◆ STORED DATA
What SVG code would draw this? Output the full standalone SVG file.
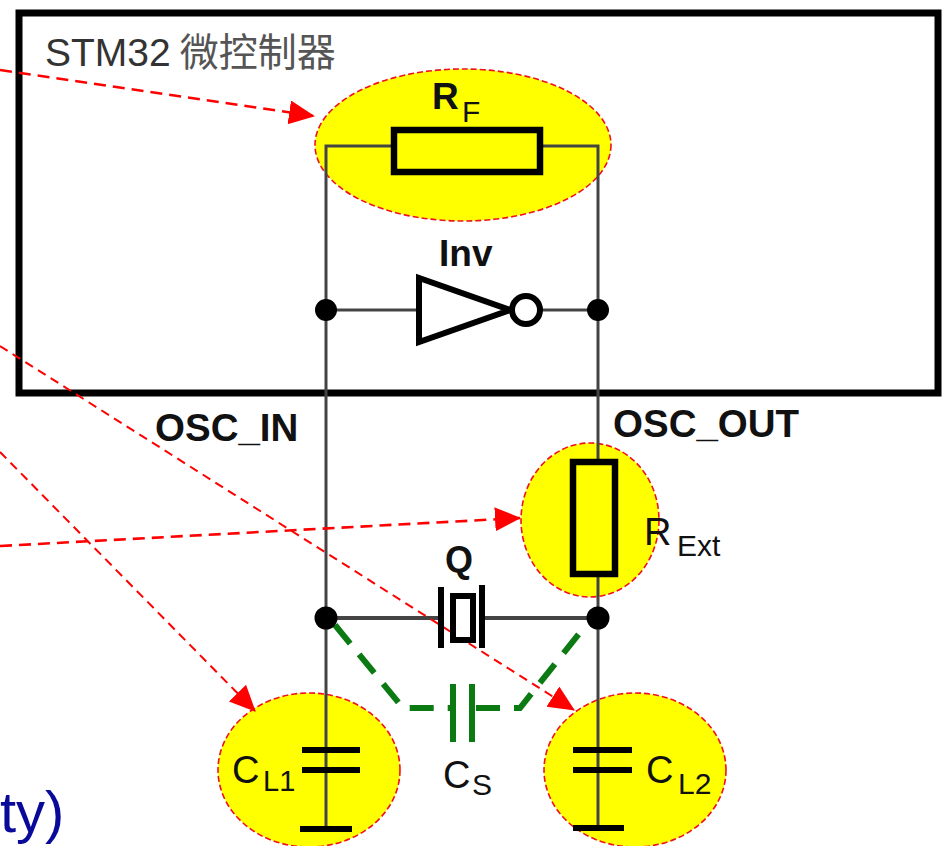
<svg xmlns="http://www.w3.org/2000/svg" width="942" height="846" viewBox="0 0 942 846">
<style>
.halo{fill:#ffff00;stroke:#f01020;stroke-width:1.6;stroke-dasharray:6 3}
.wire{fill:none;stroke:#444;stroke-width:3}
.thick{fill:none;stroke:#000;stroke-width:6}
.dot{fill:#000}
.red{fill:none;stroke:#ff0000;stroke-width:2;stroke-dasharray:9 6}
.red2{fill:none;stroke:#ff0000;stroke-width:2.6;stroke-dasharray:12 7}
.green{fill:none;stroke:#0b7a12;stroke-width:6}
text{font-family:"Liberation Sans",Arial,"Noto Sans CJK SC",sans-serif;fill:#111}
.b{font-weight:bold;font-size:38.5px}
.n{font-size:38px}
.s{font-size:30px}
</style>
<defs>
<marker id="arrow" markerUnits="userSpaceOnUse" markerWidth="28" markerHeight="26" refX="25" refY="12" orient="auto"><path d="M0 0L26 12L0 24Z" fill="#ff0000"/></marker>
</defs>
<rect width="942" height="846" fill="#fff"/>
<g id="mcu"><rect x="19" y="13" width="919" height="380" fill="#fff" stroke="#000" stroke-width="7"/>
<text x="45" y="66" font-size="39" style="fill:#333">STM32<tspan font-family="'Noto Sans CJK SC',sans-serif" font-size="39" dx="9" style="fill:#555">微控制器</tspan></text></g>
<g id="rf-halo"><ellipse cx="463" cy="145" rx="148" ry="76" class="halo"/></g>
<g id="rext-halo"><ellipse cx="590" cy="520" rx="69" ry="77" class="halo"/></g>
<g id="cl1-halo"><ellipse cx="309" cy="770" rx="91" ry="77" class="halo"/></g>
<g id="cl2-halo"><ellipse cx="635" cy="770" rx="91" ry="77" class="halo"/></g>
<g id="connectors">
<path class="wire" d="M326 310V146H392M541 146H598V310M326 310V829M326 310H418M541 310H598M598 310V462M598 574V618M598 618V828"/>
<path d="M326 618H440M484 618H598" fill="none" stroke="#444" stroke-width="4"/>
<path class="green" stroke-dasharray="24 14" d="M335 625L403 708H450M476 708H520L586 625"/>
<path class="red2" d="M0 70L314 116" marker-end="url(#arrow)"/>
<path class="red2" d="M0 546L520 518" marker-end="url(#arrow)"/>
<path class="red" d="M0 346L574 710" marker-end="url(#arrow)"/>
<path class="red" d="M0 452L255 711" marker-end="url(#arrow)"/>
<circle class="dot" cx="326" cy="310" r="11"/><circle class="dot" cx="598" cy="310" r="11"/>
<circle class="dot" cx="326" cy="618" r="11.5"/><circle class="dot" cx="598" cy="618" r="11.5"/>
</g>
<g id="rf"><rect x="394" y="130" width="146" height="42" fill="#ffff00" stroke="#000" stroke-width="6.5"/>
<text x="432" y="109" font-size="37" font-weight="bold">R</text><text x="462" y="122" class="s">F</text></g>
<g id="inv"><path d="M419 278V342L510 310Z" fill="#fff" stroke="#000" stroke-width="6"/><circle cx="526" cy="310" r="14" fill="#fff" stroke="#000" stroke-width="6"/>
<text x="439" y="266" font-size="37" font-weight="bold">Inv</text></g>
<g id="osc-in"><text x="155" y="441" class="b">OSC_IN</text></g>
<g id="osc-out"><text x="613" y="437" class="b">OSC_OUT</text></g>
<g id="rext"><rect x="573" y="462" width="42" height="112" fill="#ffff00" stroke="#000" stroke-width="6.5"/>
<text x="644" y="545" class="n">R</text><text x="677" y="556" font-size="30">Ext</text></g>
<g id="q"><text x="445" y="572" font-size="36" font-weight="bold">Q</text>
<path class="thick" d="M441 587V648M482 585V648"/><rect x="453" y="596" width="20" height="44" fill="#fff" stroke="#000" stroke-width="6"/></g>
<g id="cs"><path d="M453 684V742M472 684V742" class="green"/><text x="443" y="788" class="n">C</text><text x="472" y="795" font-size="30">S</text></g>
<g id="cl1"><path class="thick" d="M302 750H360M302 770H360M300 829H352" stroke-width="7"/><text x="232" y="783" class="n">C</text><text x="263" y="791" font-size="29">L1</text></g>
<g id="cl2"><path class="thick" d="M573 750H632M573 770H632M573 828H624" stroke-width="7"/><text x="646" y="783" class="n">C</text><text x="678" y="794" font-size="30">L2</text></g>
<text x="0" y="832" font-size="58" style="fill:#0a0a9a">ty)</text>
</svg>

◆ GIVEN INSTRUCTION
Without the pictures, output the full listing exactly as it stands.

◆ FINISHED EXERCISE
What SVG code would draw this? Output the full standalone SVG file.
<svg xmlns="http://www.w3.org/2000/svg" width="942" height="846" viewBox="0 0 942 846">
<style>
.halo{fill:#ffff00;stroke:#f01020;stroke-width:1.6;stroke-dasharray:6 3}
.wire{fill:none;stroke:#444;stroke-width:3}
.thick{fill:none;stroke:#000;stroke-width:6}
.dot{fill:#000}
.red{fill:none;stroke:#ff0000;stroke-width:2;stroke-dasharray:9 6}
.red2{fill:none;stroke:#ff0000;stroke-width:2.6;stroke-dasharray:12 7}
.green{fill:none;stroke:#0b7a12;stroke-width:6}
text{font-family:"Liberation Sans",Arial,"Noto Sans CJK SC",sans-serif;fill:#111}
.b{font-weight:bold;font-size:38.5px}
.n{font-size:38px}
.s{font-size:30px}
</style>
<defs>
<marker id="arrow" markerUnits="userSpaceOnUse" markerWidth="28" markerHeight="26" refX="25" refY="12" orient="auto"><path d="M0 0L26 12L0 24Z" fill="#ff0000"/></marker>
</defs>
<rect width="942" height="846" fill="#fff"/>
<g id="mcu"><rect x="19" y="13" width="919" height="380" fill="#fff" stroke="#000" stroke-width="7"/>
<text x="45" y="66" font-size="39" style="fill:#333">STM32<tspan font-family="'Noto Sans CJK SC',sans-serif" font-size="39" dx="9" style="fill:#555">微控制器</tspan></text></g>
<g id="rf-halo"><ellipse cx="463" cy="145" rx="148" ry="76" class="halo"/></g>
<g id="rext-halo"><ellipse cx="590" cy="520" rx="69" ry="77" class="halo"/></g>
<g id="cl1-halo"><ellipse cx="309" cy="770" rx="91" ry="77" class="halo"/></g>
<g id="cl2-halo"><ellipse cx="635" cy="770" rx="91" ry="77" class="halo"/></g>
<g id="connectors">
<path class="wire" d="M326 310V146H392M541 146H598V310M326 310V829M326 310H418M541 310H598M598 310V462M598 574V618M598 618V828"/>
<path d="M326 618H440M484 618H598" fill="none" stroke="#444" stroke-width="4"/>
<path class="green" stroke-dasharray="24 14" d="M335 625L403 708H450M476 708H520L586 625"/>
<path class="red2" d="M0 70L314 116" marker-end="url(#arrow)"/>
<path class="red2" d="M0 546L520 518" marker-end="url(#arrow)"/>
<path class="red" d="M0 346L574 710" marker-end="url(#arrow)"/>
<path class="red" d="M0 452L255 711" marker-end="url(#arrow)"/>
<circle class="dot" cx="326" cy="310" r="11"/><circle class="dot" cx="598" cy="310" r="11"/>
<circle class="dot" cx="326" cy="618" r="11.5"/><circle class="dot" cx="598" cy="618" r="11.5"/>
</g>
<g id="rf"><rect x="394" y="130" width="146" height="42" fill="#ffff00" stroke="#000" stroke-width="6.5"/>
<text x="432" y="109" font-size="37" font-weight="bold">R</text><text x="462" y="122" class="s">F</text></g>
<g id="inv"><path d="M419 278V342L510 310Z" fill="#fff" stroke="#000" stroke-width="6"/><circle cx="526" cy="310" r="14" fill="#fff" stroke="#000" stroke-width="6"/>
<text x="439" y="266" font-size="37" font-weight="bold">Inv</text></g>
<g id="osc-in"><text x="155" y="441" class="b">OSC_IN</text></g>
<g id="osc-out"><text x="613" y="437" class="b">OSC_OUT</text></g>
<g id="rext"><rect x="573" y="462" width="42" height="112" fill="#ffff00" stroke="#000" stroke-width="6.5"/>
<text x="644" y="545" class="n">R</text><text x="677" y="556" font-size="30">Ext</text></g>
<g id="q"><text x="445" y="572" font-size="36" font-weight="bold">Q</text>
<path class="thick" d="M441 587V648M482 585V648"/><rect x="453" y="596" width="20" height="44" fill="#fff" stroke="#000" stroke-width="6"/></g>
<g id="cs"><path d="M453 684V742M472 684V742" class="green"/><text x="443" y="788" class="n">C</text><text x="472" y="795" font-size="30">S</text></g>
<g id="cl1"><path class="thick" d="M302 750H360M302 770H360M300 829H352" stroke-width="7"/><text x="232" y="783" class="n">C</text><text x="263" y="791" font-size="29">L1</text></g>
<g id="cl2"><path class="thick" d="M573 750H632M573 770H632M573 828H624" stroke-width="7"/><text x="646" y="783" class="n">C</text><text x="678" y="794" font-size="30">L2</text></g>
<text x="0" y="832" font-size="58" style="fill:#0a0a9a">ty)</text>
</svg>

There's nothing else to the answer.